In looking more for this 'cross' design, I have found no evidence of this in the usual (and unusual) references other than crossed items used in proof marks mostly ordnance context with firearms.
However, I finally went to "British Military Sword 1600-60" Stuart Mowbray, 2013, and here are the most breathtaking photos and detailed captions of most of the actual swords we discuss. Every page is a gold mine of data, Stuart is one of the brilliant researchers and arms scholars of our time. He learned well from his father Andrew Mowbray, author of "The American Eagle Pommel Sword", and literally grew up immersed in weapons.
Hangers with virtually the exact fuller pattern from Solingen are seen, on p.175 is one but in the space where the wolf would be as on yours, there is the 'sickle mark' and surmounted by ANNO 1551. Here he notes these numbers and the word Anno are often palindromes, and that the numbers are (as I contend) magical . He disagrees and suggests that they are likely numbers of the year of establishment of the firm of the maker of the blade.

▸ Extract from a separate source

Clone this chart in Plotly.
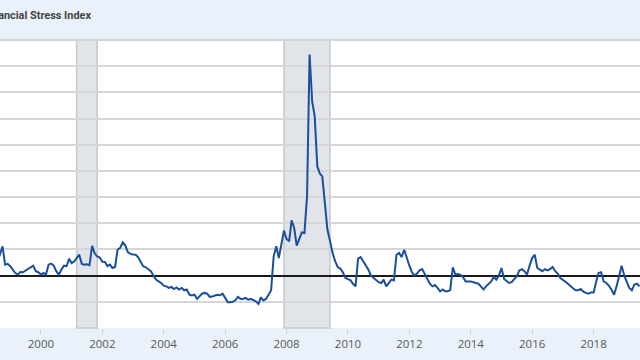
import pandas as pd
import plotly.graph_objects as go

# Monthly values, Aug 1998 .. Jul 2019
start_month = "1998-08-01"
values = [
    0.50,
    0.85, 1.12, 0.42, 0.45, 0.36, 0.23, 0.10, 0.04, 0.14, 0.13, 0.20, 0.27,
    0.33, 0.38, 0.17, 0.13, 0.04, 0.10, 0.04, 0.42, 0.46, 0.38, 0.17, 0.04,
    0.23, 0.38, 0.36, 0.64, 0.48, 0.55, 0.67, 0.80, 0.45, 0.42, 0.43, 0.40,
    1.14, 0.85, 0.73, 0.69, 0.53, 0.52, 0.36, 0.42, 0.29, 0.33, 0.99, 1.06,
    1.27, 1.15, 0.89, 0.83, 0.81, 0.80, 0.71, 0.55, 0.36, 0.32, 0.23, 0.17,
    0.00, -0.15, -0.22, -0.28, -0.38, -0.41, -0.47, -0.43, -0.51, -0.45, -0.53, -0.47,
    -0.56, -0.53, -0.73, -0.76, -0.73, -0.89, -0.79, -0.69, -0.66, -0.69, -0.81, -0.80,
    -0.76, -0.73, -0.75, -0.69, -0.85, -1.02, -1.02, -1.00, -0.94, -0.81, -0.88, -0.89,
    -0.85, -0.92, -0.89, -0.92, -0.98, -1.08, -0.83, -0.95, -0.89, -0.73, -0.56, 0.74,
    1.12, 0.67, 1.25, 1.72, 1.40, 1.31, 2.11, 1.82, 1.15, 1.40, 1.65, 1.63,
    3.03, 8.44, 6.65, 6.08, 4.17, 3.89, 3.79, 2.77, 1.76, 1.33, 0.87, 0.55,
    0.33, 0.27, 0.13, -0.09, -0.13, -0.18, -0.31, -0.41, 0.65, 0.71, 0.55, 0.39,
    0.23, 0.00, -0.09, -0.15, -0.25, -0.28, -0.15, -0.41, -0.28, -0.15, -0.18, 0.80,
    0.87, 0.71, 0.99, 0.64, 0.38, 0.13, 0.00, 0.08, 0.20, 0.25, 0.06, -0.13,
    -0.31, -0.41, -0.36, -0.47, -0.60, -0.53, -0.60, -0.60, -0.55, 0.32, 0.04, 0.06,
    0.03, -0.06, -0.22, -0.22, -0.22, -0.25, -0.28, -0.31, -0.41, -0.53, -0.41, -0.31,
    -0.22, -0.05, -0.15, 0.00, 0.29, -0.13, -0.22, -0.28, -0.25, -0.15, -0.03, 0.20,
    0.25, 0.17, 0.04, 0.38, 0.67, 0.80, 0.30, 0.23, 0.17, 0.25, 0.20, 0.25,
    0.33, 0.17, 0.08, -0.09, -0.15, -0.23, -0.31, -0.41, -0.48, -0.56, -0.56, -0.51,
    -0.61, -0.66, -0.69, -0.64, -0.64, -0.22, 0.10, 0.13, -0.22, -0.28, -0.38, -0.53,
    -0.73, -0.41, 0.04, 0.38, 0.00, -0.25, -0.47, -0.56, -0.34, -0.31, -0.41,
]
dates = pd.date_range(start_month, periods=len(values), freq="MS")

recessions = [("2001-03-01", "2001-11-01"), ("2007-12-01", "2009-06-01")]

title_text = "St. Louis Fed Financial Stress Index"
x_range = ["1998-09-01", "2019-07-07"]
y_range = [-2, 9]

fig = go.Figure()
fig.add_trace(go.Scatter(x=dates, y=values, mode="lines",
                         line=dict(color="#1b4f9b", width=2), showlegend=False))

for a, b in recessions:
    fig.add_shape(type="rect", xref="x", yref="paper", x0=a, x1=b, y0=0, y1=1,
                  fillcolor="#e1e5ea", line=dict(color="#c6c9cd", width=1.5),
                  layer="below")

fig.add_annotation(text="<b>" + title_text + "</b>", xref="paper", yref="paper",
                   x=93 / 640, y=(328 - 15.7) / 288, xanchor="right", yanchor="middle",
                   showarrow=False, font=dict(family="Roboto", size=10.9, color="#444444"))

fig.update_layout(
    width=640, height=360,
    margin=dict(l=0, r=0, t=40, b=32),
    paper_bgcolor="#eaf1fa",
    plot_bgcolor="#ffffff",
    font=dict(family="Open Sans", size=11.5, color="#595959"),
)
fig.update_xaxes(type="date", range=x_range, dtick="M24", tick0="2000-01-01",
                 tickformat="%Y", showgrid=False, ticks="outside", ticklen=5,
                 tickcolor="#cfd3d8", tickwidth=1, showline=False, zeroline=False)
fig.update_yaxes(range=y_range, dtick=1, showgrid=True, gridcolor="#d6d6d6",
                 gridwidth=1.5, zeroline=True, zerolinecolor="#1a1a1a",
                 zerolinewidth=1.5, showticklabels=False, ticks="")
fig.add_shape(type="line", xref="paper", yref="paper", x0=0, x1=1, y0=1, y1=1,
              line=dict(color="#cfd4da", width=2), layer="above")

fig.write_html("out.html")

He has disagreed with me before on the presence of magic sigils and glyphs on blades insisting they are makers marks, but I must contend that magic devices are profoundly present on blades. It would seem odd that the year of maker founding would be represented when the blade is void of any mark denoting what maker that is.

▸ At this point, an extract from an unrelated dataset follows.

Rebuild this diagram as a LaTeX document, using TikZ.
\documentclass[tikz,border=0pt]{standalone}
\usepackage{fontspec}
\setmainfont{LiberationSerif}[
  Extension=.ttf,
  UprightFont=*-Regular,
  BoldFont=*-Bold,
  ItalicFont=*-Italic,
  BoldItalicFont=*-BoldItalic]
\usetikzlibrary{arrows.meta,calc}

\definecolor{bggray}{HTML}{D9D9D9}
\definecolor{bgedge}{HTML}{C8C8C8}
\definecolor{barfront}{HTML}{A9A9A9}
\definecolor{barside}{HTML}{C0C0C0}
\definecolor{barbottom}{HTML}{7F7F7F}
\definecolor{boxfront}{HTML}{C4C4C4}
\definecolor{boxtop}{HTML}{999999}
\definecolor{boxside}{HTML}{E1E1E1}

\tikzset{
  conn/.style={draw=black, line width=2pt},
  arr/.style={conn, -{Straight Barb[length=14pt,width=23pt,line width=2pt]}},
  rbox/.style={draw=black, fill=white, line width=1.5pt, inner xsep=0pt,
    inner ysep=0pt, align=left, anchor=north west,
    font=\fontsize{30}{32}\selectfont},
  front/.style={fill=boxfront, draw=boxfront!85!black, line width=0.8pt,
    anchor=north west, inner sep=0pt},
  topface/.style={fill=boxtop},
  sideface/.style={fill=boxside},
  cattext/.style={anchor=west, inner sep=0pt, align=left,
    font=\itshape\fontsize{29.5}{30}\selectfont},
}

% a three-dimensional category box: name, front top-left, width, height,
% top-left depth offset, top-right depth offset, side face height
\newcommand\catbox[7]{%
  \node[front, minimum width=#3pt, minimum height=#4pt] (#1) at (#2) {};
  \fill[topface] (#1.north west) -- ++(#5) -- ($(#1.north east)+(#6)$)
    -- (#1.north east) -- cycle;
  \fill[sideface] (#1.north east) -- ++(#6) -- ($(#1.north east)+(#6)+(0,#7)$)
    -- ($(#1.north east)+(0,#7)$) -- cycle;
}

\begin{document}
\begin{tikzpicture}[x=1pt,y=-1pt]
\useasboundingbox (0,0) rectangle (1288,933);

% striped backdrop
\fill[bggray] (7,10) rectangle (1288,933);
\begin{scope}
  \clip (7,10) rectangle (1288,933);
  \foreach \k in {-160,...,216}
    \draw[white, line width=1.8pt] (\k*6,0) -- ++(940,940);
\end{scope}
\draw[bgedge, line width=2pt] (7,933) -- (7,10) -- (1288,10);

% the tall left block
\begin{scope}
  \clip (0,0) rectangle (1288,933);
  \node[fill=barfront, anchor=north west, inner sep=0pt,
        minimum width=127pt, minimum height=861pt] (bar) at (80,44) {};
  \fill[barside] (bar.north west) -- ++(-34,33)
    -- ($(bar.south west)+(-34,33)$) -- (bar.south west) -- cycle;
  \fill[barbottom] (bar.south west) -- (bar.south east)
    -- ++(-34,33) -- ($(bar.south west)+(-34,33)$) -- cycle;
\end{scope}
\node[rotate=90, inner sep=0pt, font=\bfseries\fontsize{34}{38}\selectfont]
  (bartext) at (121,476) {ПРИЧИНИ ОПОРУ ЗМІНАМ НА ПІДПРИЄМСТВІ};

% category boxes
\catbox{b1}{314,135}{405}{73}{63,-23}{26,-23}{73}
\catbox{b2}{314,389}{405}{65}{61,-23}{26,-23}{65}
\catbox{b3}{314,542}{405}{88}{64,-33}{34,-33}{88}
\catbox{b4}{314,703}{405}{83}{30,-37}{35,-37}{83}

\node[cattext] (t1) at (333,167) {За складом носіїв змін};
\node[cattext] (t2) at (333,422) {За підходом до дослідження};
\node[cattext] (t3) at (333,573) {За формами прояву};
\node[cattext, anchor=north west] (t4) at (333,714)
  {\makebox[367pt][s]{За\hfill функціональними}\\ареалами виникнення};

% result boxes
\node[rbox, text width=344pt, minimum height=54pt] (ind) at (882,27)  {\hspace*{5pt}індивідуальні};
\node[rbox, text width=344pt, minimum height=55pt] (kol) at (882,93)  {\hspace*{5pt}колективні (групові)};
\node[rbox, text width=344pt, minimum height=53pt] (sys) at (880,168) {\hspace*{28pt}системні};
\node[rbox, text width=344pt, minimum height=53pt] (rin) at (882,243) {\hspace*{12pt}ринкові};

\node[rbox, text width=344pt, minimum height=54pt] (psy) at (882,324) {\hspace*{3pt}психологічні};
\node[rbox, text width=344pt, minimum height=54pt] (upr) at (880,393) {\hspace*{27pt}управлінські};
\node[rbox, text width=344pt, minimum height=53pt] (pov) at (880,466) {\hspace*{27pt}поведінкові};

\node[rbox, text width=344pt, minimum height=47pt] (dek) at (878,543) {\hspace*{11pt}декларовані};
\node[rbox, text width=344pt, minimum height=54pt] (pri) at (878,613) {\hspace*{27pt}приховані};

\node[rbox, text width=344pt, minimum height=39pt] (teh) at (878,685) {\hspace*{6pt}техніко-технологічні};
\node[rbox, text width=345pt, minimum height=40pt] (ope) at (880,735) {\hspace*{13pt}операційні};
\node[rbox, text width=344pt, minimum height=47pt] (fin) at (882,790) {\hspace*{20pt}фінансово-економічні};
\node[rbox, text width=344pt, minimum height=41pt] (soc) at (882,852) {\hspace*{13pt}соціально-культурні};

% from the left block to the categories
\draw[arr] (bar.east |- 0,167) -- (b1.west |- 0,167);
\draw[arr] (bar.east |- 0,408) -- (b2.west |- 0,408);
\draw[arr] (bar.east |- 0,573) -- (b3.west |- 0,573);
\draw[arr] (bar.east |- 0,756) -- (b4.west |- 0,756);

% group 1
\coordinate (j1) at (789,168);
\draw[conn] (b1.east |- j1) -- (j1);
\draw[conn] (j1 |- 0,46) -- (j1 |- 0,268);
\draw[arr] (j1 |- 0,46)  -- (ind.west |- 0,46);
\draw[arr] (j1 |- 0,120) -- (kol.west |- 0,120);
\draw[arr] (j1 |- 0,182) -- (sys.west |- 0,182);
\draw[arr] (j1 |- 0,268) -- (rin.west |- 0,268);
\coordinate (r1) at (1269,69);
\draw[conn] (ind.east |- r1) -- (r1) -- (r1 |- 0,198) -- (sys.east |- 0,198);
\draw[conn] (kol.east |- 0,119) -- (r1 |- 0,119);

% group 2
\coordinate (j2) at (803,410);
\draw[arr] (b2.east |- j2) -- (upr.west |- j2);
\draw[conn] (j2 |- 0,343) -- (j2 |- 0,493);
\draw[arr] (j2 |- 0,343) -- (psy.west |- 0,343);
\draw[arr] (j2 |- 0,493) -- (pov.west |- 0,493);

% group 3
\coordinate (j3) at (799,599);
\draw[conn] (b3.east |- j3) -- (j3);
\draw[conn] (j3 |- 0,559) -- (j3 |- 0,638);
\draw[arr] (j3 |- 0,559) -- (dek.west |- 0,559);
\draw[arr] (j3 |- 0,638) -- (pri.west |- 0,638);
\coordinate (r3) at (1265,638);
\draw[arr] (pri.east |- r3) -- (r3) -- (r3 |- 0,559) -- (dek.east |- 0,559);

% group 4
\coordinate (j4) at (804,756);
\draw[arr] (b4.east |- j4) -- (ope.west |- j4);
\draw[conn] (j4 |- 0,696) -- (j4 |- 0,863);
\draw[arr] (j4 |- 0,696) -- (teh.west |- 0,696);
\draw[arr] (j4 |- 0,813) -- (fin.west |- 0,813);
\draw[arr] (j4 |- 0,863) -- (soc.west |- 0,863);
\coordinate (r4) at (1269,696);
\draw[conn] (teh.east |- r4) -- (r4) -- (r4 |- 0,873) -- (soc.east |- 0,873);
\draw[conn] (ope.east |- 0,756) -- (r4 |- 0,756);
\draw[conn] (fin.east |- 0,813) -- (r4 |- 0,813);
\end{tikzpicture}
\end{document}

On p.167, the number 1551 occurs again over a notably deviated 'cross and orb', a device used in the collective manner of the running wolf and 'sickle marks'. ..in this case the ANNO does not appear.

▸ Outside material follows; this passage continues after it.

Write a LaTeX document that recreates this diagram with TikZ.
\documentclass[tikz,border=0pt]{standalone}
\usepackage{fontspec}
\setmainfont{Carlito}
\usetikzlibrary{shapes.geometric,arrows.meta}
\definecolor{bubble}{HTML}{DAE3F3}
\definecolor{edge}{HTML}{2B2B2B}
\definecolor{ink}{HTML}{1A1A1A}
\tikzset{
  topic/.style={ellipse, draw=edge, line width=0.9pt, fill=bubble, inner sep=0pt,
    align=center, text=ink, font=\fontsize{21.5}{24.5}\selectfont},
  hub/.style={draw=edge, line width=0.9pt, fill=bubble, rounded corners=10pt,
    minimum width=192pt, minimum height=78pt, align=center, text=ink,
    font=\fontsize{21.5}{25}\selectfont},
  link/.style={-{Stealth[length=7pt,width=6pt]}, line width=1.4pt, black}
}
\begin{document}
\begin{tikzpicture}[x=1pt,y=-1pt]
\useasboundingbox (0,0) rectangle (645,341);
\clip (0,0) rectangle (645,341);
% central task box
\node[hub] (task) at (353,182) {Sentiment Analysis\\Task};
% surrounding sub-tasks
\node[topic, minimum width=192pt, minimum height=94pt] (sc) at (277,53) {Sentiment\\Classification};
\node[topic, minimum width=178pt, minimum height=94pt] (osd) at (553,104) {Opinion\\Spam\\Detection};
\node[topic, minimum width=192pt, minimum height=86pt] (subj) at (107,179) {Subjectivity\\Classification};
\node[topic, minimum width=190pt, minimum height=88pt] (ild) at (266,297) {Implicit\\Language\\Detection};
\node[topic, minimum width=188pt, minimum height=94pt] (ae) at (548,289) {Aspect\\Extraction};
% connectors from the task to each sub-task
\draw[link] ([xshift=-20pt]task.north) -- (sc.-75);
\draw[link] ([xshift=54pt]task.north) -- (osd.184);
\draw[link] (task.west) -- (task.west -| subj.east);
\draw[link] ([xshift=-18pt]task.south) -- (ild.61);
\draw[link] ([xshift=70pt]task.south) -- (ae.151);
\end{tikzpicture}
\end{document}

REGARDING THE CROSS AND DOTS:
on p.168 and on p.162, the decorative motif used on numbers of these hilts of Hounslow style is the cross hatch style with dots.....called dot and trellis.
This seems to have been popular in the early to mid 17th c. in motif, and would seem to have been added above the running wolf in that styled convention.
On that shield, while the device or sigil is 'similar' the one on the hanger blade noted is decidely different with the configuration of the arms.
As noted though, these designs seem to have been popular and were altered and configured in variation much as the cross bars on the cross and orbs and the anchors used along with inscriptions.
Most markings have been recorded from collected weapons over years by curators and collectors, and our references are compendiums of those rather than official records of regulating agencies.